■ **GIVEN EXERCISE**
Quote the listing below in full and exactly as written, but omit every picture.
:: LISTING
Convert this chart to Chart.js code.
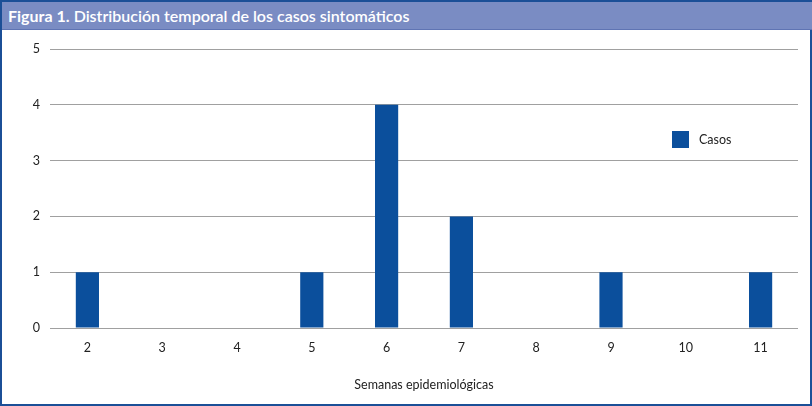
<!DOCTYPE html>
<html>
<head>
<meta charset="utf-8">
<script src="https://cdn.jsdelivr.net/npm/chart.js@4.4.1/dist/chart.umd.min.js"></script>
<style>
  html, body { margin: 0; padding: 0; background: #fff; }
  #frame {
    position: absolute; left: 0; top: 0; width: 812px; height: 406px;
    box-sizing: border-box; border: 2px solid #1b4f97; background: #fff;
  }
  #header {
    position: absolute; left: 0; top: 0; width: 808px; height: 27px;
    background: #7a8cc3; color: #fff; border-bottom: 1px solid #5f74b3;
    font-family: Lato, sans-serif; font-size: 16px; line-height: 27px;
    padding-left: 6px; box-sizing: content-box; white-space: nowrap;
  }
  #header b { font-weight: bold; }
  #header span { font-weight: 600; }
  #box { position: absolute; left: 0; top: 28px; width: 808px; height: 374px; }
</style>
</head>
<body>
<div id="frame">
  <div id="header"><b>Figura 1.</b> <span>Distribución temporal de los casos sintomáticos</span></div>
  <div id="box"><canvas id="chart"></canvas></div>
</div>
<script>
const semanas = ['2', '3', '4', '5', '6', '7', '8', '9', '10', '11'];
const casos = [1, 0, 0, 1, 4, 2, 0, 1, 0, 1];
const serieNombre = 'Casos';
const ejeX = 'Semanas epidemiológicas';

const barColor = '#0b4f9c';
const fontFam = "Lato, 'Open Sans', sans-serif";

// Leyenda dibujada dentro del area del grafico
const legendInside = {
  id: 'legendInside',
  afterDraw(chart) {
    const { ctx, chartArea } = chart;
    const x = chartArea.right - 126;
    const y = chartArea.top + 82;
    ctx.save();
    ctx.fillStyle = barColor;
    ctx.fillRect(x, y, 17, 17);
    ctx.fillStyle = '#222';
    ctx.font = '12.5px ' + fontFam;
    ctx.textBaseline = 'middle';
    ctx.fillText(serieNombre, x + 27, y + 9);
    ctx.restore();
  }
};

new Chart(document.getElementById('chart'), {
  type: 'bar',
  data: {
    labels: semanas,
    datasets: [{
      label: serieNombre,
      data: casos,
      backgroundColor: barColor,
      barPercentage: 0.62,
      categoryPercentage: 0.5
    }]
  },
  options: {
    responsive: true,
    maintainAspectRatio: false,
    animation: false,
    layout: { padding: { top: 19, right: 12, left: 0, bottom: 0 } },
    plugins: {
      legend: { display: false },
      tooltip: { enabled: false }
    },
    scales: {
      x: {
        grid: { display: false, drawTicks: false },
        border: { display: false },
        ticks: { color: '#222', padding: 12, font: { family: fontFam, size: 12.5 } },
        title: {
          display: true, text: ejeX, color: '#222',
          font: { family: fontFam, size: 12.5 }, padding: { top: 0, bottom: 12 }
        },
        afterFit(scale) { scale.height = 76; }
      },
      y: {
        min: 0, max: 5,
        grid: { color: '#a0a0a0', drawTicks: false },
        border: { display: false },
        ticks: { stepSize: 1, color: '#222', padding: 10, font: { family: fontFam, size: 12.5 } },
        afterFit(scale) { scale.width = 48; }
      }
    }
  },
  plugins: [legendInside]
});
</script>
</body>
</html>
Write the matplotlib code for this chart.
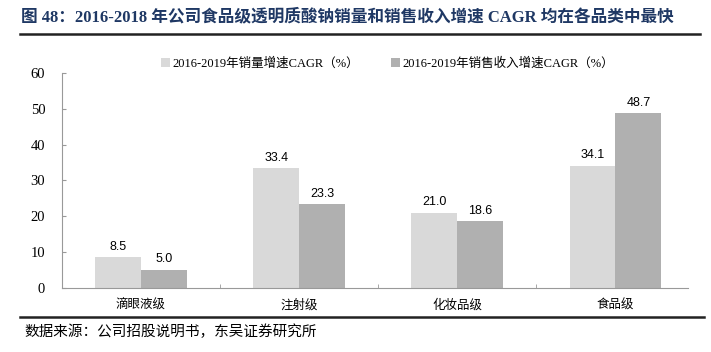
import matplotlib.pyplot as plt
import numpy as np
from matplotlib.lines import Line2D

plt.rcParams['font.family'] = ['Noto Sans CJK SC', 'DejaVu Sans']

categories = ['滴眼液级', '注射级', '化妆品级', '食品级']
volume_cagr = [8.5, 33.4, 21.0, 34.1]
revenue_cagr = [5.0, 23.3, 18.6, 48.7]
series_names = ['2016-2019年销量增速CAGR（%）', '2016-2019年销售收入增速CAGR（%）']
yticks = [0, 10, 20, 30, 40, 50, 60]

colors = ['#d9d9d9', '#b0b0b0']
serif_cjk = ['Liberation Serif', 'Noto Sans CJK SC']

fig = plt.figure(figsize=(7.11, 3.52), dpi=100)
ax = fig.add_axes([0.087, 0.182, 0.881, 0.611])

x = np.arange(len(categories))
w = 0.29
b1 = ax.bar(x - w / 2, volume_cagr, w, color=colors[0], label=series_names[0])
b2 = ax.bar(x + w / 2, revenue_cagr, w, color=colors[1], label=series_names[1])

for bars, vals in [(b1, volume_cagr), (b2, revenue_cagr)]:
    for rect, v in zip(bars, vals):
        ax.text(rect.get_x() + rect.get_width() / 2, v + 1.3, f'{v:.1f}',
                ha='center', va='bottom', fontsize=9, family='Liberation Sans')

ax.set_xlim(-0.5, 3.46)
ax.set_ylim(0, 60)
ax.set_yticks(yticks)
ax.set_yticklabels([str(t) for t in yticks], family='Liberation Serif', fontsize=10.5)
ax.set_xticks(x)
ax.set_xticklabels(categories, fontsize=9)
ax.set_xticks(x[:-1] + 0.5, minor=True)
ax.tick_params(axis='x', which='major', length=0, pad=8)
ax.tick_params(axis='x', which='minor', length=3, direction='in', color='#999999')
ax.tick_params(axis='y', length=3, direction='in', color='#999999', pad=12)

for s in ['top', 'right']:
    ax.spines[s].set_visible(False)
for s in ['left', 'bottom']:
    ax.spines[s].set_color('#999999')

leg = ax.legend(loc='upper center', bbox_to_anchor=(0.52, 1.125), ncol=2, frameon=False,
                handlelength=0.7, handleheight=0.7, handletextpad=0.2, columnspacing=2.6,
                prop={'family': serif_cjk, 'size': 9})

fig.text(0.03, 0.951, '图 48：2016-2018 年公司食品级透明质酸钠销量和销售收入增速 CAGR 均在各品类中最快',
         fontsize=12, fontweight='bold', color='#1f3864', va='center', family=serif_cjk)
fig.add_artist(Line2D([0.028, 0.985], [0.903, 0.903], color='#222222', lw=1.8))
fig.add_artist(Line2D([0.028, 0.99], [0.099, 0.099], color='#222222', lw=1.8))
fig.text(0.035, 0.058, '数据来源：公司招股说明书，东吴证券研究所', fontsize=10.5, va='center')

fig.savefig('out.png', dpi=100)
::::
■ **EXPECTED ANSWER**
Convert this chart to Chart.js code.
<!DOCTYPE html>
<html>
<head>
<meta charset="utf-8">
<script src="https://cdn.jsdelivr.net/npm/chart.js@4.4.1/dist/chart.umd.min.js"></script>
<style>
  html, body { margin: 0; padding: 0; background: #fff; }
  #frame {
    position: absolute; left: 0; top: 0; width: 812px; height: 406px;
    box-sizing: border-box; border: 2px solid #1b4f97; background: #fff;
  }
  #header {
    position: absolute; left: 0; top: 0; width: 808px; height: 27px;
    background: #7a8cc3; color: #fff; border-bottom: 1px solid #5f74b3;
    font-family: Lato, sans-serif; font-size: 16px; line-height: 27px;
    padding-left: 6px; box-sizing: content-box; white-space: nowrap;
  }
  #header b { font-weight: bold; }
  #header span { font-weight: 600; }
  #box { position: absolute; left: 0; top: 28px; width: 808px; height: 374px; }
</style>
</head>
<body>
<div id="frame">
  <div id="header"><b>Figura 1.</b> <span>Distribución temporal de los casos sintomáticos</span></div>
  <div id="box"><canvas id="chart"></canvas></div>
</div>
<script>
const semanas = ['2', '3', '4', '5', '6', '7', '8', '9', '10', '11'];
const casos = [1, 0, 0, 1, 4, 2, 0, 1, 0, 1];
const serieNombre = 'Casos';
const ejeX = 'Semanas epidemiológicas';

const barColor = '#0b4f9c';
const fontFam = "Lato, 'Open Sans', sans-serif";

// Leyenda dibujada dentro del area del grafico
const legendInside = {
  id: 'legendInside',
  afterDraw(chart) {
    const { ctx, chartArea } = chart;
    const x = chartArea.right - 126;
    const y = chartArea.top + 82;
    ctx.save();
    ctx.fillStyle = barColor;
    ctx.fillRect(x, y, 17, 17);
    ctx.fillStyle = '#222';
    ctx.font = '12.5px ' + fontFam;
    ctx.textBaseline = 'middle';
    ctx.fillText(serieNombre, x + 27, y + 9);
    ctx.restore();
  }
};

new Chart(document.getElementById('chart'), {
  type: 'bar',
  data: {
    labels: semanas,
    datasets: [{
      label: serieNombre,
      data: casos,
      backgroundColor: barColor,
      barPercentage: 0.62,
      categoryPercentage: 0.5
    }]
  },
  options: {
    responsive: true,
    maintainAspectRatio: false,
    animation: false,
    layout: { padding: { top: 19, right: 12, left: 0, bottom: 0 } },
    plugins: {
      legend: { display: false },
      tooltip: { enabled: false }
    },
    scales: {
      x: {
        grid: { display: false, drawTicks: false },
        border: { display: false },
        ticks: { color: '#222', padding: 12, font: { family: fontFam, size: 12.5 } },
        title: {
          display: true, text: ejeX, color: '#222',
          font: { family: fontFam, size: 12.5 }, padding: { top: 0, bottom: 12 }
        },
        afterFit(scale) { scale.height = 76; }
      },
      y: {
        min: 0, max: 5,
        grid: { color: '#a0a0a0', drawTicks: false },
        border: { display: false },
        ticks: { stepSize: 1, color: '#222', padding: 10, font: { family: fontFam, size: 12.5 } },
        afterFit(scale) { scale.width = 48; }
      }
    }
  },
  plugins: [legendInside]
});
</script>
</body>
</html>
Write the matplotlib code for this chart.
import matplotlib.pyplot as plt
import numpy as np
from matplotlib.lines import Line2D

plt.rcParams['font.family'] = ['Noto Sans CJK SC', 'DejaVu Sans']

categories = ['滴眼液级', '注射级', '化妆品级', '食品级']
volume_cagr = [8.5, 33.4, 21.0, 34.1]
revenue_cagr = [5.0, 23.3, 18.6, 48.7]
series_names = ['2016-2019年销量增速CAGR（%）', '2016-2019年销售收入增速CAGR（%）']
yticks = [0, 10, 20, 30, 40, 50, 60]

colors = ['#d9d9d9', '#b0b0b0']
serif_cjk = ['Liberation Serif', 'Noto Sans CJK SC']

fig = plt.figure(figsize=(7.11, 3.52), dpi=100)
ax = fig.add_axes([0.087, 0.182, 0.881, 0.611])

x = np.arange(len(categories))
w = 0.29
b1 = ax.bar(x - w / 2, volume_cagr, w, color=colors[0], label=series_names[0])
b2 = ax.bar(x + w / 2, revenue_cagr, w, color=colors[1], label=series_names[1])

for bars, vals in [(b1, volume_cagr), (b2, revenue_cagr)]:
    for rect, v in zip(bars, vals):
        ax.text(rect.get_x() + rect.get_width() / 2, v + 1.3, f'{v:.1f}',
                ha='center', va='bottom', fontsize=9, family='Liberation Sans')

ax.set_xlim(-0.5, 3.46)
ax.set_ylim(0, 60)
ax.set_yticks(yticks)
ax.set_yticklabels([str(t) for t in yticks], family='Liberation Serif', fontsize=10.5)
ax.set_xticks(x)
ax.set_xticklabels(categories, fontsize=9)
ax.set_xticks(x[:-1] + 0.5, minor=True)
ax.tick_params(axis='x', which='major', length=0, pad=8)
ax.tick_params(axis='x', which='minor', length=3, direction='in', color='#999999')
ax.tick_params(axis='y', length=3, direction='in', color='#999999', pad=12)

for s in ['top', 'right']:
    ax.spines[s].set_visible(False)
for s in ['left', 'bottom']:
    ax.spines[s].set_color('#999999')

leg = ax.legend(loc='upper center', bbox_to_anchor=(0.52, 1.125), ncol=2, frameon=False,
                handlelength=0.7, handleheight=0.7, handletextpad=0.2, columnspacing=2.6,
                prop={'family': serif_cjk, 'size': 9})

fig.text(0.03, 0.951, '图 48：2016-2018 年公司食品级透明质酸钠销量和销售收入增速 CAGR 均在各品类中最快',
         fontsize=12, fontweight='bold', color='#1f3864', va='center', family=serif_cjk)
fig.add_artist(Line2D([0.028, 0.985], [0.903, 0.903], color='#222222', lw=1.8))
fig.add_artist(Line2D([0.028, 0.99], [0.099, 0.099], color='#222222', lw=1.8))
fig.text(0.035, 0.058, '数据来源：公司招股说明书，东吴证券研究所', fontsize=10.5, va='center')

fig.savefig('out.png', dpi=100)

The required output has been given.